Even before the pop-up craze hit the K-pop scene, character merchandise for BTS hit the shelves in a bid to show a trendy lifestyle at the BT21 pop-up store in 2017. Exclusive merchandise such as dolls, clothing, cushions and other character products were launched at Boon the Shop in Cheongdam-dong, southern Seoul, by Line Friends.
As part of the increased demand for K-pop idols abroad, agencies have sent their pop-up marketing strategy overseas as well. Entertainment lifestyle platform Hybe, the company behind global K-pop sensation BTS, has operated offline pop-up stores in four Asian cities -- Bangkok, the Philippines’ capital Manila, Taiwan’s capital Taipei and Singapore. The band’s “BTS Pop-up: Map of the Soul” store offered products revolving around the group’s album “Map of the Soul: 7.”
Now, K-pop’s stock has risen to such great heights that international brands are waiting in line to collaborate with idols.
In June, Sanrio, the character content brand behind Hello Kitty and friends, teamed up with NCT for a new line of merchandise. The brand designed an NCT-themed pop-up store where the boy band’s animated characters lived in NCT Town and offered goodies like pajama sets and photo zones in the pop-up store, which ran until Aug. 21 in Seongsu-dong, eastern Seoul.
More innovative pop-up stores are emerging as marketing strategies behind the dynamic multi-billion dollar industry.
Recently, rookie girl group NewJeans became the first K-pop act to open a pop-up store to celebrate its debut.
The group beckoned fans to visit the space less than a month into its debut and attracted more than 17,000 visitors during the three-week event, according to the band’s label Ador. Not only did fans enjoy access to exclusive merchandise, the pop-up store also turned into a place where fans directly experienced the band’s concept and identity.
Visitors engaged in activities like listening to the band’s tracks and watching music videos screened within the store. Fans also enjoyed a solo version of “Hurt,” a track on NewJeans’ debut album, which each member recorded. Video clips of the band were exclusively unveiled at the event as well.
Last year, Hyundai Department Store and Hybe jointly launched a pop-up store called “In the SOOP” at The Hyundai Seoul in Yeouido.
The two said the launch of the event was part of its efforts to open up diverse experiences to consumers, especially millennials and Generation Z, who are growing rapidly as a major customer base.
According to Hyundai Department Store, the number of posts on Instagram with the hashtag #TheHyundaiSeoul was 186,000 as of early September 2021, the largest number among Korean department stores.

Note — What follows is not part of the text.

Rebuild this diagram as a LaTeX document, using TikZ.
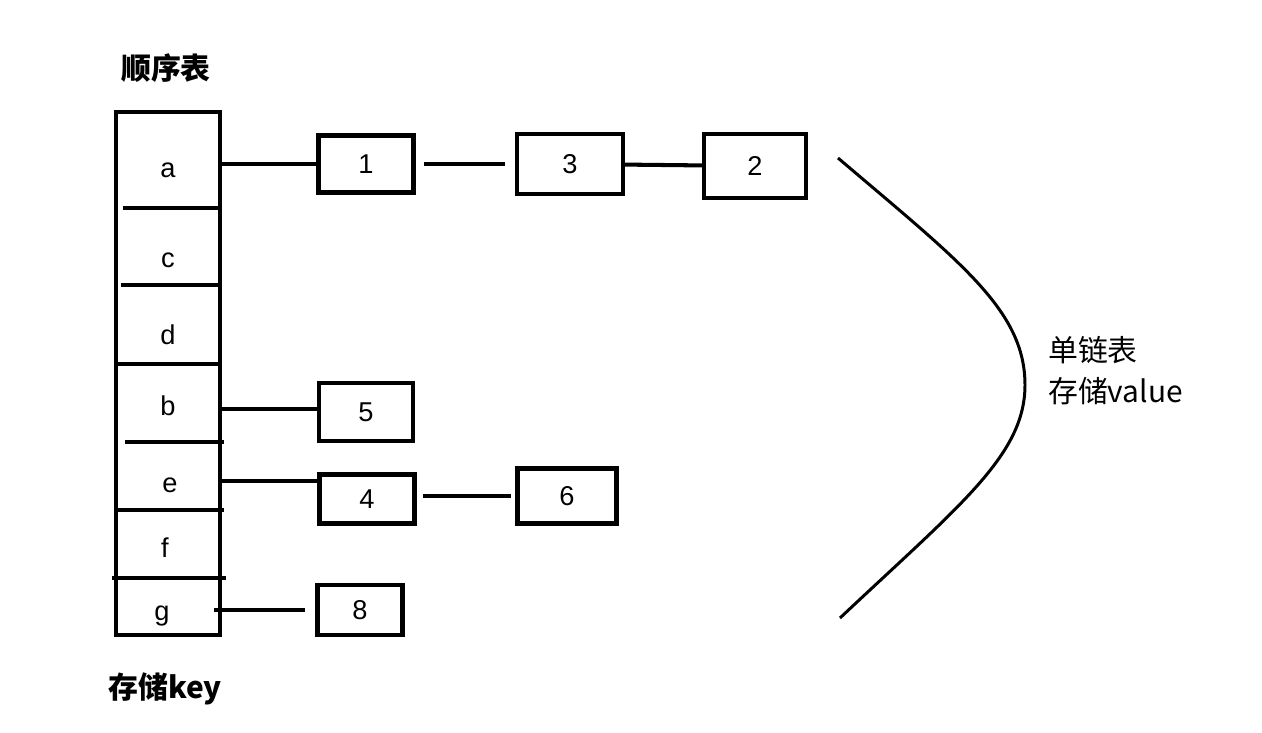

“Pop-up stores are part of our marketing strategy to attract the younger crowd because (millennials and Generation Z) are the ones who can take social media by storm. If companies wish to showcase something, they need that, which is why agencies tend to open their stores here and vice versa; we can turn fans into our customers,” an official at Hyundai Department Store told The Korea Herald.
But not all agencies can open pop-up stores right away. According to the official, it takes three months to reserve a spot, since many brands are eyeing a place at the department store.
“Lending a spot for idol pop-ups is a win-win strategy where we can team up with K-pop companies. We can provide visitors with new shopping styles and cultures through K-pop pop-up stores, and agencies can use this opportunity to showcase their merchandise and band’s albums to guests,” the official added.